KOMPAS.com - Direktorat Jenderal Perhubungan Udara tengah menyiapkan aturan dan standar terkait pengoperasian pesawat amphibi ( seaplane) di Indonesia. Tujuannya, membuka akses daerah terpencil dan pulau kecil serta menunjang pariwisata, utamanya nomadic tourism.
Aturan dan standar tersebut di antaranya akan berisi tentang aerodrome (pelabuhan udara) pesawat amphibi baik di pantai maupun di sungai serta jenis-jenis pesawat amphibi yang bisa beroperasi.
Pemerintah tengah menyiapkan regulasi dengan mengacu pada Annex Organisasi Penerbangan Sipil Internasional ( ICAO) terutama annex 14 tentang aerodromes serta UU no. 1 tahun 2009 tentang Penerbangan dan Peraturan Menteri Perhubungan no. PM 74 tahun 2013 tentang CASR 139 Aerodromes.
Peraturan baru ini akan berkaitan tentang tata cara operasional dan jenis-jenis pesawat amphibi yang bisa beroperasi. Hal ini mengingat ada keinginan dari PT Dirgantara Indonesia selaku pabrik pembuat pesawat di Indonesia untuk melengkapi pesawat yang saat ini sedang dikembangkan, yaitu N219 dengan perlengkapan-perlengkapan amphibi.
(Baca: Kemenpar Gencarkan Nomadic Tourism pada 2018, Apa Itu?)
Selama ini, Indonesia masih memakai aturan-aturan dan kriteria yang dikembangkan oleh masing-masing produsen pesawat tersebut. Dengan peraturan baru ini nantinya akan menjadi jaminan bagi operator untuk pengoperasian pesawat-pesawat amphibi di Indonesia dengan selamat, aman dan nyaman.
"Jadi nanti aturannya lengkap, terkait dengan operasional serta bisnis penerbangannya dan juga terkait dengan industri pesawatnya,” kata Dirjen Perhubungan Udara Kementerian Perhubungan, Agus Santoso, dalam siaran pers, Senin (26/3/2018).
Sebagai negara kepulauan, Indonesia mempunyai garis pantai yang sangat panjang baik itu di pulau besar maupun pulau kecil. Selain itu, Indonesia punya sungai-sungai yang besar dan panjang.
Jaman dulu, sungai dan laut menjadi sarana transportasi bagi penduduk di pulau-pulau kecil dan pedalaman untuk menuju kota. Penggunaan transportasi di perairan kerap terkendala ombak laut yang besar atau pendangkalan sungai sehingga kapal tidak bisa berlayar.

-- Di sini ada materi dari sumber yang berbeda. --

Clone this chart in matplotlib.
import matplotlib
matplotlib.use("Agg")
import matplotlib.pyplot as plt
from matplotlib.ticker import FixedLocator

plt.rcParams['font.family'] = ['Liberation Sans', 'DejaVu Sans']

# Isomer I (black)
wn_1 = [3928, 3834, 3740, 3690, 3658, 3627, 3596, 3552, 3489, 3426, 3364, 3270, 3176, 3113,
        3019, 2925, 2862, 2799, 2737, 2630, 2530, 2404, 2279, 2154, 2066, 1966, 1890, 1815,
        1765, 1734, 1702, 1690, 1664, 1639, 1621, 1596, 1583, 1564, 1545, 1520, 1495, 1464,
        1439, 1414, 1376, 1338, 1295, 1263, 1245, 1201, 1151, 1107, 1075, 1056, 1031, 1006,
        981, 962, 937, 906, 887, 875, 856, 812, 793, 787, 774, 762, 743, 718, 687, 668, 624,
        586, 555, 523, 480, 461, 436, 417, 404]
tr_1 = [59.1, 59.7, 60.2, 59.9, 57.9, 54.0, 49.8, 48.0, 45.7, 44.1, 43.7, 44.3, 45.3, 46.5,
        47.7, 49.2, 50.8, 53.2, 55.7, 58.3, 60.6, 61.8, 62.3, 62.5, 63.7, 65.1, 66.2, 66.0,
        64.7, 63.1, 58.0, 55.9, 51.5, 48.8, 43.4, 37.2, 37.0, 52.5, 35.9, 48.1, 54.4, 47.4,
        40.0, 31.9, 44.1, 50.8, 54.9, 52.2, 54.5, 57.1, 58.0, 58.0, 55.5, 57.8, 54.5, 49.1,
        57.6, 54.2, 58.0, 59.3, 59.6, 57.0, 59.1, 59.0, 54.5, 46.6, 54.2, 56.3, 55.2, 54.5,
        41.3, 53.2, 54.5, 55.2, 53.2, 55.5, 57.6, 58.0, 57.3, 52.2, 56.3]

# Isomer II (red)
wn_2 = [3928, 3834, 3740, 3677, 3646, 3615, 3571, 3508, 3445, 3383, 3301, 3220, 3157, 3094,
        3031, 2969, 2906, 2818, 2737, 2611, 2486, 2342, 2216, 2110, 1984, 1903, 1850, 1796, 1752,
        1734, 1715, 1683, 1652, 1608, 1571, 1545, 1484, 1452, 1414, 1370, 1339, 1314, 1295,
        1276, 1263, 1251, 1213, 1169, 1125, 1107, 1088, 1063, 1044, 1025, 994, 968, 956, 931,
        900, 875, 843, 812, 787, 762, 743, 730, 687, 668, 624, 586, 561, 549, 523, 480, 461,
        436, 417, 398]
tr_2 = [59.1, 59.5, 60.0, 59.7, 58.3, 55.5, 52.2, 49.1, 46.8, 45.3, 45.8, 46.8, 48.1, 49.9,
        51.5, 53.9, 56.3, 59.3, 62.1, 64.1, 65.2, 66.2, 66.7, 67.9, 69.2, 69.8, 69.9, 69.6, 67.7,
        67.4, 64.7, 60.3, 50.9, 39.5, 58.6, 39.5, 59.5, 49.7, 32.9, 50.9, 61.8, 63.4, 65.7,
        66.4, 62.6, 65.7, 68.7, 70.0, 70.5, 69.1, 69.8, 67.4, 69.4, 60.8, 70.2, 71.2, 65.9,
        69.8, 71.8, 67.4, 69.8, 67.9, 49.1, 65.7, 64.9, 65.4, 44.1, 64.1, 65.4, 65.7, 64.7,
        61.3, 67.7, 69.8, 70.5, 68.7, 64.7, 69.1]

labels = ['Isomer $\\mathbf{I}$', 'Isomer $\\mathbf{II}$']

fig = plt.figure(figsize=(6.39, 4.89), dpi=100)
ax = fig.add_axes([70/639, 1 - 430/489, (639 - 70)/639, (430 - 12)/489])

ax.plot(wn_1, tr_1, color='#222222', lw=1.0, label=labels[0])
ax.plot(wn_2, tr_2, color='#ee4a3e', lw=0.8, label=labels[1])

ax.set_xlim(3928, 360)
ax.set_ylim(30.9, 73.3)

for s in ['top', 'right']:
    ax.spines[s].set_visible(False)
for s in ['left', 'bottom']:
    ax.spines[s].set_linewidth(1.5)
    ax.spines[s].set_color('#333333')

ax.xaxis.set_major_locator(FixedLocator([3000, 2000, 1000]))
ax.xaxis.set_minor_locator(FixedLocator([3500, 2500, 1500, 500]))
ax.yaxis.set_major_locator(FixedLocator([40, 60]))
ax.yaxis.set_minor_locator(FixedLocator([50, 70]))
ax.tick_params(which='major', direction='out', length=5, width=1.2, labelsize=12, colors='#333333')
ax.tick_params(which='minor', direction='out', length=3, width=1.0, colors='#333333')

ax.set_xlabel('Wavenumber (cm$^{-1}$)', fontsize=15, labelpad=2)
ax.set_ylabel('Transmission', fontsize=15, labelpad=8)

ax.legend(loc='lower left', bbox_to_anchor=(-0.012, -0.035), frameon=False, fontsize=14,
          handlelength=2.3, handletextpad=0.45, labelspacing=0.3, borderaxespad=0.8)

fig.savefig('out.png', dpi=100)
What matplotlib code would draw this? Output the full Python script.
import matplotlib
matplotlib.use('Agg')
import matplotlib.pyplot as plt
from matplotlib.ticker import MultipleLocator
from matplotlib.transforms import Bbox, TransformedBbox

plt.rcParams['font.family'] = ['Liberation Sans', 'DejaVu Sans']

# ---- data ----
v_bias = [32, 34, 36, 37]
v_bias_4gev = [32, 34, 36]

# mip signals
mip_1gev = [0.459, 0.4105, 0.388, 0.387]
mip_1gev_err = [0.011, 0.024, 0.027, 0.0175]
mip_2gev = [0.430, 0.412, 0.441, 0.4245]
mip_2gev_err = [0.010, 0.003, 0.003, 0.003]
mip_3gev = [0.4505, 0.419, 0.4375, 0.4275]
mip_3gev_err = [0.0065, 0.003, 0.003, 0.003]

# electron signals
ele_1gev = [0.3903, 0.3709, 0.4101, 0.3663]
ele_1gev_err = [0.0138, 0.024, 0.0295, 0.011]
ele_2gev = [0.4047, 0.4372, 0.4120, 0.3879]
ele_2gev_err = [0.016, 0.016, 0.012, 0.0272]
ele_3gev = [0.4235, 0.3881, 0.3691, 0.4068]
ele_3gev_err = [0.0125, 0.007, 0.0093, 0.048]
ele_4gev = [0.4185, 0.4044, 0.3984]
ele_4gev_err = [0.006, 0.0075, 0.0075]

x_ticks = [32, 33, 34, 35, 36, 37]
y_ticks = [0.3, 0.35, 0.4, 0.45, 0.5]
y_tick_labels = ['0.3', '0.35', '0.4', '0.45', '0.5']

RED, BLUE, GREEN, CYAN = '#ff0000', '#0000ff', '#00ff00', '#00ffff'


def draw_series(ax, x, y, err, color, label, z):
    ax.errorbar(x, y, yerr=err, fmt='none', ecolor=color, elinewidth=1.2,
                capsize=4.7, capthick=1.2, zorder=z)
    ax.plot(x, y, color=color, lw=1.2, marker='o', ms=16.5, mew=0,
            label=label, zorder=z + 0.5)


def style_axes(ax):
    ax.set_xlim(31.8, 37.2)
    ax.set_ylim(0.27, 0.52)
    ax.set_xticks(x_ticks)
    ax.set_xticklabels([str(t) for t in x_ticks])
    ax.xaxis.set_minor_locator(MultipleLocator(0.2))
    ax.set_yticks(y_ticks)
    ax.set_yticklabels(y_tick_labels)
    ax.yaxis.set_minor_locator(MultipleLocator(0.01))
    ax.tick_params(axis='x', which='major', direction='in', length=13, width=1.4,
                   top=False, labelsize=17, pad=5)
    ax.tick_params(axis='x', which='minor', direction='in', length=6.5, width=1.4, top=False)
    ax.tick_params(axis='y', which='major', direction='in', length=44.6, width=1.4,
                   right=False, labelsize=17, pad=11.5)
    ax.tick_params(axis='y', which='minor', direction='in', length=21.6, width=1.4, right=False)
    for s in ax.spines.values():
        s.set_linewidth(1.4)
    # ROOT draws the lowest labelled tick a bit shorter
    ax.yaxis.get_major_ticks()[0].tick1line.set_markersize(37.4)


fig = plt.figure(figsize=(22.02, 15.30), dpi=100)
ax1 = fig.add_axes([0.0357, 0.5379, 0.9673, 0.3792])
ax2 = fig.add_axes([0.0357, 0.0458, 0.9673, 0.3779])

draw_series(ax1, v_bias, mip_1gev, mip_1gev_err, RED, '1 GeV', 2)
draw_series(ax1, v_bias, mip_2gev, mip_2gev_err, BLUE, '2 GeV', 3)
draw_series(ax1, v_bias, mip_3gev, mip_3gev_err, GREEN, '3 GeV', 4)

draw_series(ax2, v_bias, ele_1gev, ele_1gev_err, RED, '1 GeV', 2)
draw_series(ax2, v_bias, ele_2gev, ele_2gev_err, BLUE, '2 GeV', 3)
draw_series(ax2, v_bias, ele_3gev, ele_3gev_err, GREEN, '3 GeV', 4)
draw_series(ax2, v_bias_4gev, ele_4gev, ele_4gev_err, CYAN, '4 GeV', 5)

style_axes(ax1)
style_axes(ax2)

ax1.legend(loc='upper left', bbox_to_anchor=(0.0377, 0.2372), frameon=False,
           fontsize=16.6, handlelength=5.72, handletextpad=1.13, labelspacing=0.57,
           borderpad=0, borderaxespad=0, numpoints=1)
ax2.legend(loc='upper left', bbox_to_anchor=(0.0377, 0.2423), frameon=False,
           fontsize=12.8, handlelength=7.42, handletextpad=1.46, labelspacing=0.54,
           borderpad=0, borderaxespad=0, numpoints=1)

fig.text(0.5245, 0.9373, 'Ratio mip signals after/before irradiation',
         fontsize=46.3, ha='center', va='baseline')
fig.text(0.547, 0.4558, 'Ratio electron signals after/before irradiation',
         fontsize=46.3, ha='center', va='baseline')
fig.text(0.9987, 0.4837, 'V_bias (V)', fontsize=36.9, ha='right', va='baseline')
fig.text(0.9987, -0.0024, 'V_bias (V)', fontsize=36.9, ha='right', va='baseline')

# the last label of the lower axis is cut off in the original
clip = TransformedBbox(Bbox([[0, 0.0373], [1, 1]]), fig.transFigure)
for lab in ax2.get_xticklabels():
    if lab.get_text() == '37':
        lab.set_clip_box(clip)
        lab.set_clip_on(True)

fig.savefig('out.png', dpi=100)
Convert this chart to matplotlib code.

"Untuk itu, kami siapkan transportasi udara dengan pesawat amphibi ini yang lebih cepat dan sedikit hambatannya,” ujarnya.
Menurut Agus, penyiapan aerodrome di perairan lebih murah biayanya dibandingkan dengan di darat. Selain itu, pencarian lokasinya juga relatif lebih mudah dan tidak banyak hambatan (obstacle) geografis dibanding di daratan yang lebih susah, karena membutuhkan lahan datar yang luas dengan obstacle yang minim.
Selain itu, angkutan amphibi dapat menunjang pariwisata serta membuka keterisolasian daerah dan pulau-pulau kecil yang terpencil yang tidak mempunyai bandar udara. Dengan demikian, harga tiketnya menjadi lebih murah serta bisa dinikmati lebih banyak masyarakat terutama yang di pedalaman.
Direktorat Jenderal Perhubungan Udara selalu berupaya untuk memberikan pelayanan kepada kepentingan konektivitas transportasi tidak hanya udara, tetapi juga antarmoda agar instruksi Presiden Jokowi untuk memperkuat konektivitas makin cepat terealisasi.
Saat ini, pesawat-pesawat amphibi yang beroperasi semakin banyak di Indonesia. Selain itu juga sudah ada maskapai yang menguji coba pengoperasian pesawat amphibi di Indonesia, terutama berkaitan dengan pariwisata ke pulau-pulau kecil nan eksotik.
Seperti diketahui, Kementerian Pariwisata sedang menyiapkan pariwisata nomadik (nomadic tourism) di empat destinasi prioritas sebagai percontohan, yaitu Danau Toba, Labuan Bajo, Mandalika, dan Borobudur.
Salah satu sifat pariwisata jenis ini adalah sarana amenitas atau akomodasinya bisa dipindah-pindah. Aksesibilitasnya yang sangat penting adalah seaplane yang bisa membawa wisatawan dari pulau ke pulau di Indonesia dengan lebih mudah dan cepat.
Dengan kondisi yang demikian, Agus Santoso yakin bahwa angkutan amphibi akan berkembang pesat di Indonesia.